Future uncertain but paint job likely

The $1 billion Kawarau Falls Station development, pictured yesterday. Photo by Naeem Alvi.
The $1 billion Kawarau Falls Station development, pictured yesterday. Photo by Naeem Alvi.
The future of stages two and three of the troubled $1 billion Kawarau Falls Station development at Queenstown is still a mystery, but repainting all five buildings in stage one in less reflective paint is likely to happen from 2016.

Melview (Kawarau Falls Station) Developments is seeking permission to change a single condition in the original resource management plan, after painting stage one - soon to be the luxury Hilton Queenstown - in a paint colour that was too reflective.

Some parts of the stage one buildings are painted white, which can have a reflectivity value up to 80%. The Queenstown Lakes District Council reflectivity guide says paint colours with a reflectivity value above 35% are not appropriate for the district.

In a bid to comply with condition 36 of the original land-use consent and meet the conditions of the council's reflectivity guide, the application sought to vary the consent so the buildings could be progressively repainted to have a reflectivity value of 35% or less.

Melview Developments, which went into receivership in May 2010, declined to comment on the application yesterday but KordaMentha receiver Grant Graham said the change in the plan was "nothing major".

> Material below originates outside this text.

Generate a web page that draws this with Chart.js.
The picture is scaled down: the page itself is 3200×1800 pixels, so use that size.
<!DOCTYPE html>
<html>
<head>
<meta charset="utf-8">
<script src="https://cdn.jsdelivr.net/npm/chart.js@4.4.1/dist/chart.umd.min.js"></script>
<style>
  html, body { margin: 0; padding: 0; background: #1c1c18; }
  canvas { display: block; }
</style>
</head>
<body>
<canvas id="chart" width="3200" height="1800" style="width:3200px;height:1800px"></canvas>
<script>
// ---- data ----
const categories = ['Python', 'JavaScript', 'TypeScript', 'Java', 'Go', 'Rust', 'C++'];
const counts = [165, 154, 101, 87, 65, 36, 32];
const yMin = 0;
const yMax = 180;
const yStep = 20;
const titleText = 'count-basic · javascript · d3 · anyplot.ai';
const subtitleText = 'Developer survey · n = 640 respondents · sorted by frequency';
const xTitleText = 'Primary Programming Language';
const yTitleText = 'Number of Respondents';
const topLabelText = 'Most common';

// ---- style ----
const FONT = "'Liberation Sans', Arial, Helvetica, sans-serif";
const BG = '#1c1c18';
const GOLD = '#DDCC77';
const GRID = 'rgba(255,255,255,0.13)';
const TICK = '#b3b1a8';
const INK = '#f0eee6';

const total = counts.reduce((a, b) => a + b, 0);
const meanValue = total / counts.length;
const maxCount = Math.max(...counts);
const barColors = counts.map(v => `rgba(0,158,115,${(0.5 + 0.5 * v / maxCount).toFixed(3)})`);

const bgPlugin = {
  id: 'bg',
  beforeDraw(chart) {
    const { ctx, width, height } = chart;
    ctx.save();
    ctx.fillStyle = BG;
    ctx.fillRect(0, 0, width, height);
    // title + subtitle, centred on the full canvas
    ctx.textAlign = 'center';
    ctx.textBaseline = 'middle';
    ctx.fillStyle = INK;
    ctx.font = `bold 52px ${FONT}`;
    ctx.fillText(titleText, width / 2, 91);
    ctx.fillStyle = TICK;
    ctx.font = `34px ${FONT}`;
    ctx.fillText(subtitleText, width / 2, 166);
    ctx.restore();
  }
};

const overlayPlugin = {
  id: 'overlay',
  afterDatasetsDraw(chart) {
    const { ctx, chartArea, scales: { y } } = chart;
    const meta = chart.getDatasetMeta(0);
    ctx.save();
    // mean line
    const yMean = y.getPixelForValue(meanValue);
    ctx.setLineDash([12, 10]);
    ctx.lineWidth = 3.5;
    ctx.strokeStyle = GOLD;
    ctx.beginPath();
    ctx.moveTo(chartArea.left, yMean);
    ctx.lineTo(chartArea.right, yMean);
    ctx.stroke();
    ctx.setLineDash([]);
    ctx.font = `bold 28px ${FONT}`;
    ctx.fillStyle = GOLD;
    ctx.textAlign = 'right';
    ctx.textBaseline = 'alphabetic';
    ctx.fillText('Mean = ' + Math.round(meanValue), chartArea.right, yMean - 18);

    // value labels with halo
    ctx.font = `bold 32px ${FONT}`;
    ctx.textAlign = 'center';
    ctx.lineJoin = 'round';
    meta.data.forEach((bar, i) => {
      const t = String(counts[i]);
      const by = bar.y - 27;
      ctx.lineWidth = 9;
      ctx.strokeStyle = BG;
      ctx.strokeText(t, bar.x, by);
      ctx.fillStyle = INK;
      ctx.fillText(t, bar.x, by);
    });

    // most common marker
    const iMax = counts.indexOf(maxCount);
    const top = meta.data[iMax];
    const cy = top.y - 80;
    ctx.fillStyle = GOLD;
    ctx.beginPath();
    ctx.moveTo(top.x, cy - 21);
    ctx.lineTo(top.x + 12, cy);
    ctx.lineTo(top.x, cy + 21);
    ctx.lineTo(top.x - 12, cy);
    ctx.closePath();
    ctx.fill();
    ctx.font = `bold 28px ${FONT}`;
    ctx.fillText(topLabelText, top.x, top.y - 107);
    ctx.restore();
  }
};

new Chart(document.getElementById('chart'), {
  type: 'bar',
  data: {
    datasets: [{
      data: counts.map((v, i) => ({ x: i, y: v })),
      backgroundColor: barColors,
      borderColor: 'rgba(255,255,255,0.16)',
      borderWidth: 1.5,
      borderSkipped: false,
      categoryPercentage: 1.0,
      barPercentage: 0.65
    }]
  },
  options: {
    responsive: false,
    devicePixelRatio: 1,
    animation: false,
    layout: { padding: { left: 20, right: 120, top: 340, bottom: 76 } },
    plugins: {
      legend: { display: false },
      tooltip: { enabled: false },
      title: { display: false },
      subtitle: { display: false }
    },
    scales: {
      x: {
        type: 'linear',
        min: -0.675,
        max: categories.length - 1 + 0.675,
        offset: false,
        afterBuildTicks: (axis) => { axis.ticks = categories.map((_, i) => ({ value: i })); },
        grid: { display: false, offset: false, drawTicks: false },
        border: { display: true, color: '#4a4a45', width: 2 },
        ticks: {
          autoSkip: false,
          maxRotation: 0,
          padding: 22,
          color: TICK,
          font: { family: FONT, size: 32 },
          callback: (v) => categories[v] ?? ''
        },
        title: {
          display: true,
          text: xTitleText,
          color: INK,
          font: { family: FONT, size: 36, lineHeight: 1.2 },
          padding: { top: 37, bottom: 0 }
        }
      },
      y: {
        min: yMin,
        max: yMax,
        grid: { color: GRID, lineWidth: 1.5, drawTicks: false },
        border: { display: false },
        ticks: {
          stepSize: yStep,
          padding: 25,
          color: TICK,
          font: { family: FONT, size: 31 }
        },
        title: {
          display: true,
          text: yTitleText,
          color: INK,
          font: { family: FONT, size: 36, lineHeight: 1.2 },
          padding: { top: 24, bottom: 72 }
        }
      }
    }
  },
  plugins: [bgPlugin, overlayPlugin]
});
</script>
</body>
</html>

"While the council is fantastic, on a project of this size there are a lot of processes you have to go through - we're just ticking all the right boxes."

He said there were some "slight" colour changes from the original plan and the issue was being addressed.

Repainting the five buildings in stage one would begin in 2016 and finish in 2021, with one building painted each year.

Originally, Kawarau Falls Station was planned as a 6.4ha resort village of four hotels, 1100 units and 13 major buildings, boulevard-style streets, restaurants and parks, and was expected to be completed this year. Mr Graham said the future of the delayed stage two and three developments was still uncertain.

"We don't really have any contact with stage two or three, but what I can say is we can expect to be in a position to do certain landscaping to enhance stage one."

He said there was potential to overlap stage one with the delayed stage two and three developments, but details had not yet been finalised.

"The original plan had a conference centre and more hotels, but who knows what will go ahead, post the September financial crises?"Stages two and three were placed into receivership in early March 2010.

Stage two and three receivers Tim Downes and Richard Simpson, of Grant Thornton Ltd, could not be reached for comment.

However, the November 2010 receivers' report for the company behind both stages, Peninsula Road Ltd, said $43,454,369 was owed to Fortress and $83,398,308 to Allied Farmers Investment Ltd. An unknown amount is owed to BOS International (Australia) Ltd.

To date, payments of $1.55 million had been made to secured creditors, the report said.